Pour autant, au-delà des intentions idéologiques, personne ne
semble bien percevoir le problème pratique évident de cette
proposition du renforcement du pouvoir du directeur d'école :
peut-être, mais quel renforcement ? L'État peut donner plus de
pouvoir sur le recrutement dans l'établissement et sur l'évaluation
des enseignants, certes c'est possible, auquel cas on va démonter le
rôle de l'inspection académique… Les professeurs ne seront
peut-être pas contre, même s'il y a de quoi en douter quand on a
entendu les arguments de Céline
Alvarez, le jour de la rentrée scolaire sur France-Inter,
qui a surtout imploré que l'on cesse « l'infantilisation »
des enseignants. Et puis surtout, comment les députés Républicains
pourront-ils vraiment donner de l'autonomie au directeur
d'établissement quand les collectivités locales ont la main sur
toute la logistique scolaire de l'établissement ?
Le problème majeur de la gouvernance des établissements scolaires,
c'est qu'il y a deux patrons sous le même toit, le ministère de
l'Éducation Nationale et une collectivité locale, et très peu de
démocratie dans tout cela. C'est simple, massif, énorme ! Mais
le débat idéologique est imperméable au réel.
Bien entendu, il y a une coopération sur le terrain, mais la tension
gestionnaire monte depuis des décennies tant du côté de l'État
que des collectivités locales et, donc, objectivement les motifs de
frottement augmentent. En plus, objectivement, l'activité
pédagogique est de plus en plus dépendante de la logistique
scolaire, c'est particulièrement flagrant avec le développement du
numérique financé par les collectivités locales. Cependant
l'annonce du Bon Coin, publiée par on ne sait pas bien
qui d'ailleurs de Plounérin, rappelle les bases du système
: la commune construit les bâtiments et ensuite le rectorat ouvre
une classe en finançant un poste d'enseignant… ou pas. La surdité
idéologique est une chose, mais les collectivités locales, y
compris les plus petites sont, elles, bien confrontées au réel.
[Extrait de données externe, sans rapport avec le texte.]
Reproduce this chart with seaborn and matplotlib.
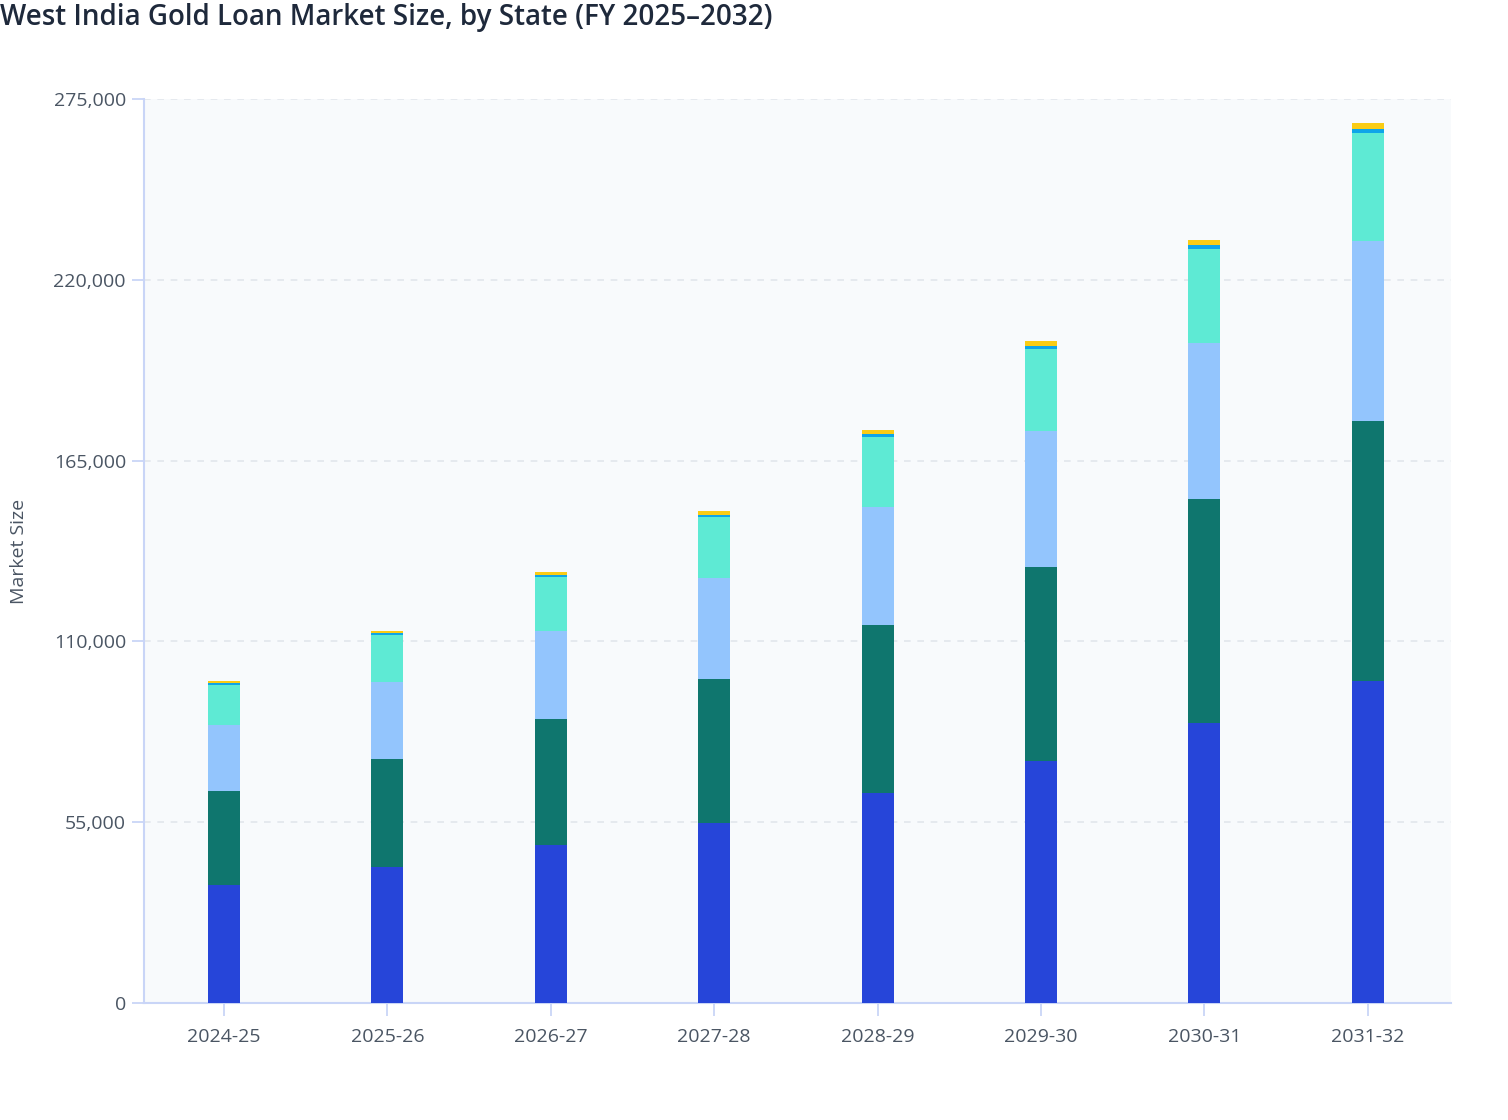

La vassalisation est un piège pour les collectivités et pour l'État lui-même
Les plounérinais protestent sur la RN12 |
Concrètement, les élus de cette modeste commune bretonne de
Plounérin ont cru pertinent d'investir, avec l'argent des
contribuables de la commune, mais cela n'engageait pas le rectorat.
La commune avait le choix des risques : l'insuffisance
potentielle de locaux, ou le surinvestissement, ou tomber juste !
Les fonctionnaires de l'Éducation Nationale aiment beaucoup parler
de partenariat quand ils rencontrent les maires, mais c'est souvent
au-dessus de leurs moyens, la réalité pratique, c'est la
vassalisation des collectivités dont nous ne sortons jamais. Elle a
même été accentuée par l'obligation faite aux collectivités avec
le service minimum d'accueil en cas de grève des enseignants, cette
disposition qui n'a pas été remise en cause après l'alternance est
symbolique d'une re-centralisation. La réforme des rythmes scolaires
de Vincent Peillon s'est ensuite largement enlisée dans ce piège.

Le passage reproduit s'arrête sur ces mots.